Work required: Filter the entries that follow, copying every line in which the word "code" appears.
------ Records for the task
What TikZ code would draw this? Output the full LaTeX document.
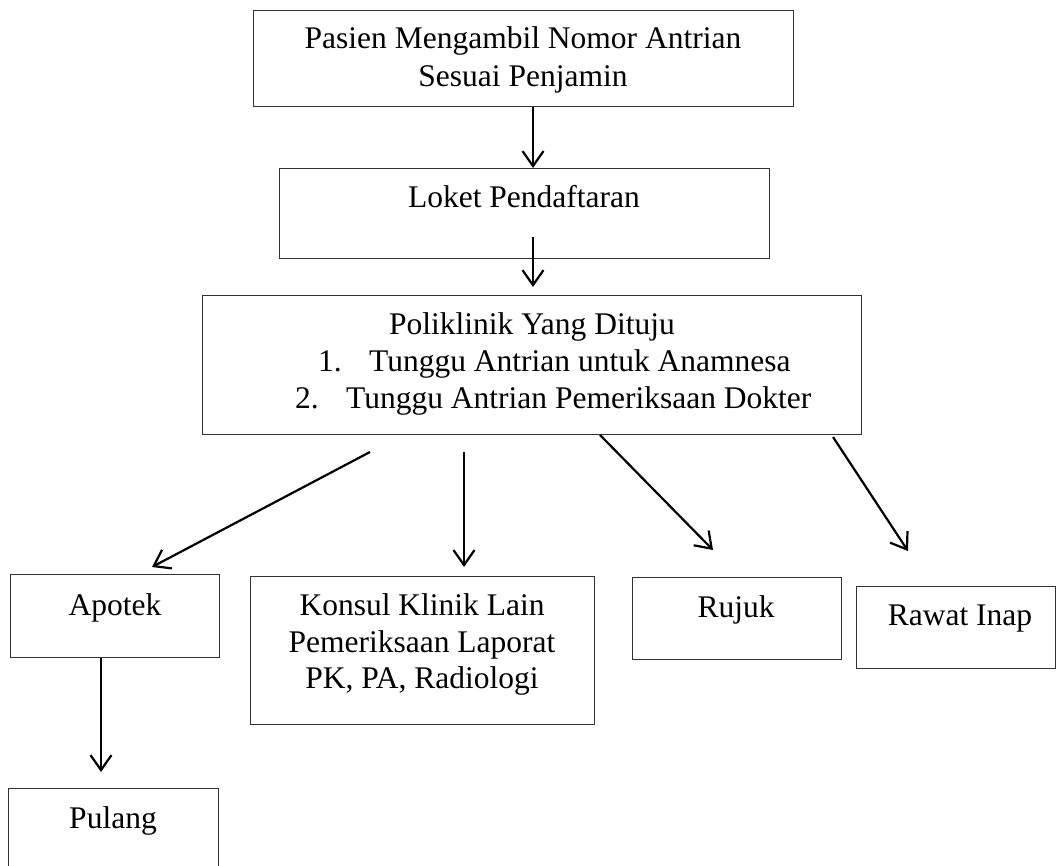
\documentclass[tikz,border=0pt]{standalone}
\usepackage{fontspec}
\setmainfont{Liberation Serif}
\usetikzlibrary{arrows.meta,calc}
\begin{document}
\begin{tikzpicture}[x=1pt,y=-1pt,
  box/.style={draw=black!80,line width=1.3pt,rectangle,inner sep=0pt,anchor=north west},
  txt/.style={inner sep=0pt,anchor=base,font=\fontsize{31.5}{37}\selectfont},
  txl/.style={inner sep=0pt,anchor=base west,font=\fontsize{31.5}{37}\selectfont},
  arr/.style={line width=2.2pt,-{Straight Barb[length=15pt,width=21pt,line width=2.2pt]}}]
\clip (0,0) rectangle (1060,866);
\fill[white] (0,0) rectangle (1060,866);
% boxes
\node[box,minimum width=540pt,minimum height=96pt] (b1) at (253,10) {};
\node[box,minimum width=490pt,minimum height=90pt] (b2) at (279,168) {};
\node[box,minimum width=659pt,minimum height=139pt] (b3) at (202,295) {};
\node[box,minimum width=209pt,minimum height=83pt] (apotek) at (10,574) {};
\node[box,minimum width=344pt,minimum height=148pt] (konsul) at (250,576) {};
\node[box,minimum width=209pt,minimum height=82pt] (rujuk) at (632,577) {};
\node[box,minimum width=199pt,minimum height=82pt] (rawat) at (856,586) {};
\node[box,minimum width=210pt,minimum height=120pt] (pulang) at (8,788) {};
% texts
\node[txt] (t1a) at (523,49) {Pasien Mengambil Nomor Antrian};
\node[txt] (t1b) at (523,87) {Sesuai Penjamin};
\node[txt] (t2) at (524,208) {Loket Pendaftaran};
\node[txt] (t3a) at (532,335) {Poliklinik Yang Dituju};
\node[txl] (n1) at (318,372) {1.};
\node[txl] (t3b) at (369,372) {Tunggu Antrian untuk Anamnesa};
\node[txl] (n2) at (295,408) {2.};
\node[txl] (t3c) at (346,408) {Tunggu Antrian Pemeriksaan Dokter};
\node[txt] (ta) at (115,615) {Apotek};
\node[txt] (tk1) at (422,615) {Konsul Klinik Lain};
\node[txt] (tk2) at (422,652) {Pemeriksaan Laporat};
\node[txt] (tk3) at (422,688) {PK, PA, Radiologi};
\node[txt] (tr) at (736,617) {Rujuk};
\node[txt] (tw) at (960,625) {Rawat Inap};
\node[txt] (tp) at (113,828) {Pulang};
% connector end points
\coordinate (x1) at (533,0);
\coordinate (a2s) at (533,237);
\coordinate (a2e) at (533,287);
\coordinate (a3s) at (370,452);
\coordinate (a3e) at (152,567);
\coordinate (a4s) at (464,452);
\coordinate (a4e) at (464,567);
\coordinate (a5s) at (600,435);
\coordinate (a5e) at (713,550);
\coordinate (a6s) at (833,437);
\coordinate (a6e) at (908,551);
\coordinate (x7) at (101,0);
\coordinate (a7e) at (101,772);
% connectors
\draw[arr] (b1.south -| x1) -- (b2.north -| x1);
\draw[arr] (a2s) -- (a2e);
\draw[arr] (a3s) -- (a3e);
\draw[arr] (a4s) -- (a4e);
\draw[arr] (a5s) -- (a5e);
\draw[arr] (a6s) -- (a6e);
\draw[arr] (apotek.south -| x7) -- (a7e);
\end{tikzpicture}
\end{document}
------------
------ Records for the task
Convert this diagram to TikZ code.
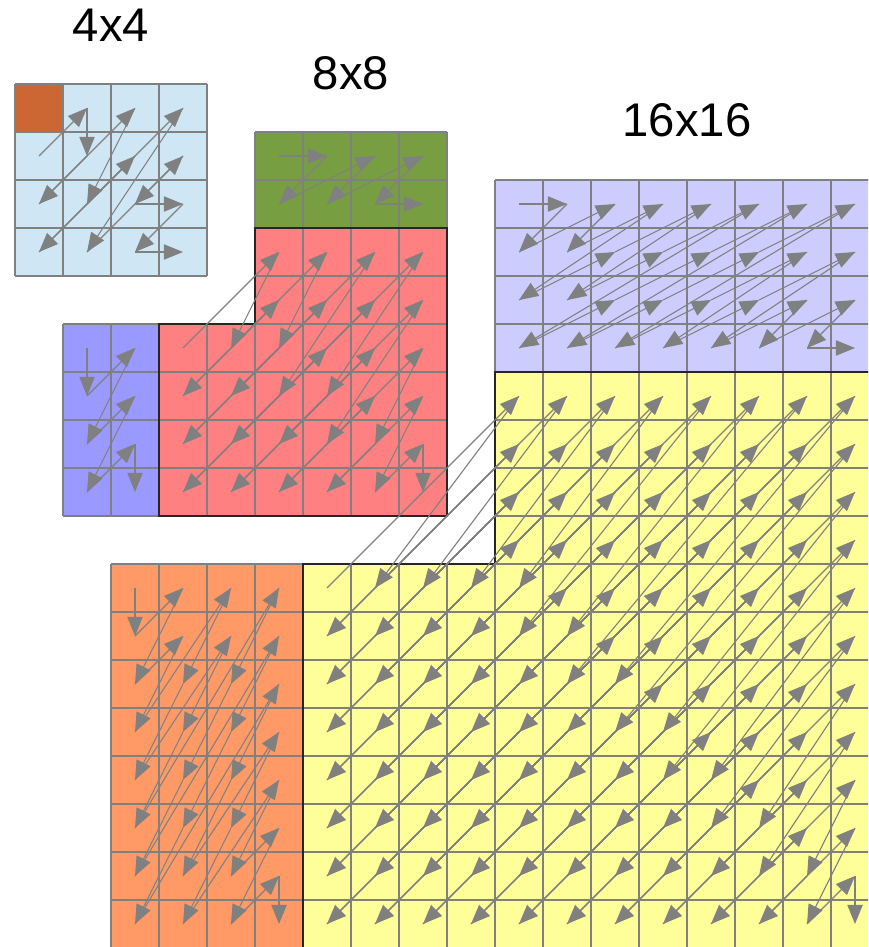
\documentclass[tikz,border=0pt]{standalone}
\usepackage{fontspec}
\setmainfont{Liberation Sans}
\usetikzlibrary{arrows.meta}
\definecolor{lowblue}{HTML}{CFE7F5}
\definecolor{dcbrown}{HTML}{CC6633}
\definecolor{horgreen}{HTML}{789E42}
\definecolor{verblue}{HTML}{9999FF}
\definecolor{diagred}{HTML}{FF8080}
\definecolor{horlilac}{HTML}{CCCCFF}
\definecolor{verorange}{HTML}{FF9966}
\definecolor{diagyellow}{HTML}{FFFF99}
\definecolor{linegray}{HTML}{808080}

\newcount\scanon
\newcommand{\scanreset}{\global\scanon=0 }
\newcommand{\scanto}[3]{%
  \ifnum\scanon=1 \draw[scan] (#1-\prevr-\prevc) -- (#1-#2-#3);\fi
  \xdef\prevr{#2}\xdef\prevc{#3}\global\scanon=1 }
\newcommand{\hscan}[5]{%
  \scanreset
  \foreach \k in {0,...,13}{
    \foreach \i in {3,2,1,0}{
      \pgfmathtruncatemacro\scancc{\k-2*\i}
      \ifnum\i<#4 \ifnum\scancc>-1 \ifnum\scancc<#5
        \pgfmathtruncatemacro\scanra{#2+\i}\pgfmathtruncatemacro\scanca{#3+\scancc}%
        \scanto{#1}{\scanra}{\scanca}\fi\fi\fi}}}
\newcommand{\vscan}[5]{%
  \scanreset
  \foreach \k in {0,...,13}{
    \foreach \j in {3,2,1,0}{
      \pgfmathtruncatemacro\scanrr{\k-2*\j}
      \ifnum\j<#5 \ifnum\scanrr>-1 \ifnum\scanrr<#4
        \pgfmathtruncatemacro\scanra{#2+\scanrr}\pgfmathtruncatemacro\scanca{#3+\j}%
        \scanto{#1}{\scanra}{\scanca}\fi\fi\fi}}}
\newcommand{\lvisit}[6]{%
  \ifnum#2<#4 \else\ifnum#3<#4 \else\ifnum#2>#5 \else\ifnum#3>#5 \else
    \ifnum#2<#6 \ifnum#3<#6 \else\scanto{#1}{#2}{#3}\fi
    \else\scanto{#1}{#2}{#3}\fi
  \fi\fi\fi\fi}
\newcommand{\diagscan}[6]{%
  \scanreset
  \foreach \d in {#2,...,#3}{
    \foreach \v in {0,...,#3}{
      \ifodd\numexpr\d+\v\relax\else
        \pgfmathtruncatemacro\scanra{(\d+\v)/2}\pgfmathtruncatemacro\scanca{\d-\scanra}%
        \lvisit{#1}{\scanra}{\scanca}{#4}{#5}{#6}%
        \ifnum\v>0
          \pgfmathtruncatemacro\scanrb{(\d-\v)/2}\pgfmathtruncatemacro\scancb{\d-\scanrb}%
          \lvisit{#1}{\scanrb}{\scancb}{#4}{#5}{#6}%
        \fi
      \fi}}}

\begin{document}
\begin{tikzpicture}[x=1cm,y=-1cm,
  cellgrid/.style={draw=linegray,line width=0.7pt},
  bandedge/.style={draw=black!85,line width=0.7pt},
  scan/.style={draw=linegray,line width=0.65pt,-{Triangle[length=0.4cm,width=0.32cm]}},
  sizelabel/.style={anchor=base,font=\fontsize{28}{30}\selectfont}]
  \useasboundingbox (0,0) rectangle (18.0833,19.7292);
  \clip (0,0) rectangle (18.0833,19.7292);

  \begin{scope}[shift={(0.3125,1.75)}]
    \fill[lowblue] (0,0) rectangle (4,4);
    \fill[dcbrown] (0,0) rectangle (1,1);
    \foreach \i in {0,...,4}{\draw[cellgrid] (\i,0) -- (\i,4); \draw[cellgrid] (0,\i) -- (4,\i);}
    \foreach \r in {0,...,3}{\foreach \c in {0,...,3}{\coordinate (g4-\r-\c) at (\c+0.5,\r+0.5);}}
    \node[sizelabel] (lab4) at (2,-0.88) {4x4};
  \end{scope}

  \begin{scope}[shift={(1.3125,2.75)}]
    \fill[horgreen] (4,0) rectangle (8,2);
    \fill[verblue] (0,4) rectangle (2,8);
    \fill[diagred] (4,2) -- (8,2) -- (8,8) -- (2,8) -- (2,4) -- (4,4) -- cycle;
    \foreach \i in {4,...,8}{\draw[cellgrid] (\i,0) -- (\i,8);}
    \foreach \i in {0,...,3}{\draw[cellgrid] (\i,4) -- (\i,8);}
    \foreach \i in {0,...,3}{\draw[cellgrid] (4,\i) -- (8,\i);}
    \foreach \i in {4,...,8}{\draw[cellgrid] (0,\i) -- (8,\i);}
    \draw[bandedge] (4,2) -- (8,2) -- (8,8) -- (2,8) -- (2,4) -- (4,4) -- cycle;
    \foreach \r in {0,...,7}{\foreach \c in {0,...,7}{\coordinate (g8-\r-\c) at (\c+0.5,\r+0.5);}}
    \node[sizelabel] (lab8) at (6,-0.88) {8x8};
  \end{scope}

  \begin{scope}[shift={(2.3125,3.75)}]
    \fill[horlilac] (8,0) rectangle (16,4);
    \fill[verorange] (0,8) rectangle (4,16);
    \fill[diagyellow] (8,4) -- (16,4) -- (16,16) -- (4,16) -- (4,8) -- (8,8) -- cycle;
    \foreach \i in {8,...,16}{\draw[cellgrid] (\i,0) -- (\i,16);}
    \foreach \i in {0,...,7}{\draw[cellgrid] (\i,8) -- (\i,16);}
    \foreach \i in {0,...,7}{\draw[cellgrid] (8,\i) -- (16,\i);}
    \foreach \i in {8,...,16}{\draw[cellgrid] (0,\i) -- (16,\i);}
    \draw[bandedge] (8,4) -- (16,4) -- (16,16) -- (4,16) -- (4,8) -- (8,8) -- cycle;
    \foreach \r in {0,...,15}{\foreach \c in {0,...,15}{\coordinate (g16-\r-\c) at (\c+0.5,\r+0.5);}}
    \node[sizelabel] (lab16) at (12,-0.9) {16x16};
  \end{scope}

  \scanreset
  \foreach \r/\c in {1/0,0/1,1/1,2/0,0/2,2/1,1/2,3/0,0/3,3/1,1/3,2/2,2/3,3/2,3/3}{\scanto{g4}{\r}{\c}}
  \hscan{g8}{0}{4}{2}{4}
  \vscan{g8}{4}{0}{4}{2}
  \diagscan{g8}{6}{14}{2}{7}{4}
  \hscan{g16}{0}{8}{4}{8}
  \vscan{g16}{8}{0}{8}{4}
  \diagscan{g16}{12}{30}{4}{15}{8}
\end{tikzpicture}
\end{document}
------------
Task answer:
What TikZ code would draw this? Output the full LaTeX document.
Convert this diagram to TikZ code.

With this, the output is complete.